In an interview with the California Literary Review in 2007 about his book Finding Meaning in the Second Half of Life, Dr Hollis says,

There is nothing wrong with happiness, but as we all know, it is ephemeral, conditional, and contextual. Flushed and bloated as our culture is on material possessions, which could only be dreamt by our ancestors, we are still listless, bored, depressed, and addictively in search of escalated diversion. If all that we have made us happy, as a steady state, we would see it. What is it we wish to be distracted from? What is missing is a deep sense of purpose. We can obtain all that we seek and still feel deracinated, aimless, and dispirited unless we feel that we stand in relationship to something which is transcendent to the vagaries of the moment.

For some this will be found in nature, for others in relational moments, for others in their work, their creativity, their suffering—or all of the above.
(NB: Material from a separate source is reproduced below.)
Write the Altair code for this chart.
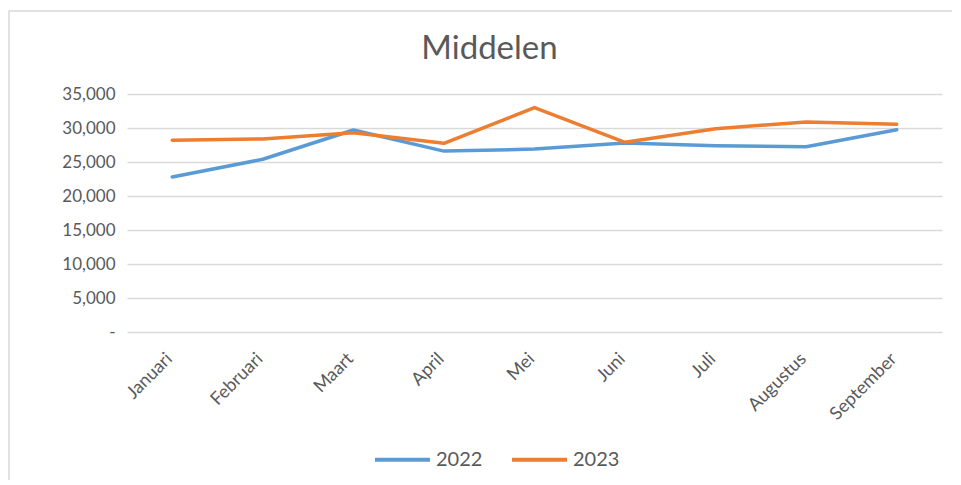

Meaning is experienced when we are pulled deeply into something, perhaps more deeply than is comfortable. Meaning is experienced as a resonance, something within which resonates in the encounter—this is not something which can be willed up by ego. Meaning is experienced when we are stretched and enlarged. This is why meaning often comes out of our visits to the savannahs of suffering even more than the palace of pleasure. Meaning always involves engagement with mystery—the mystery which arises out of depth, out of the radical other, out of vast bounds of being.”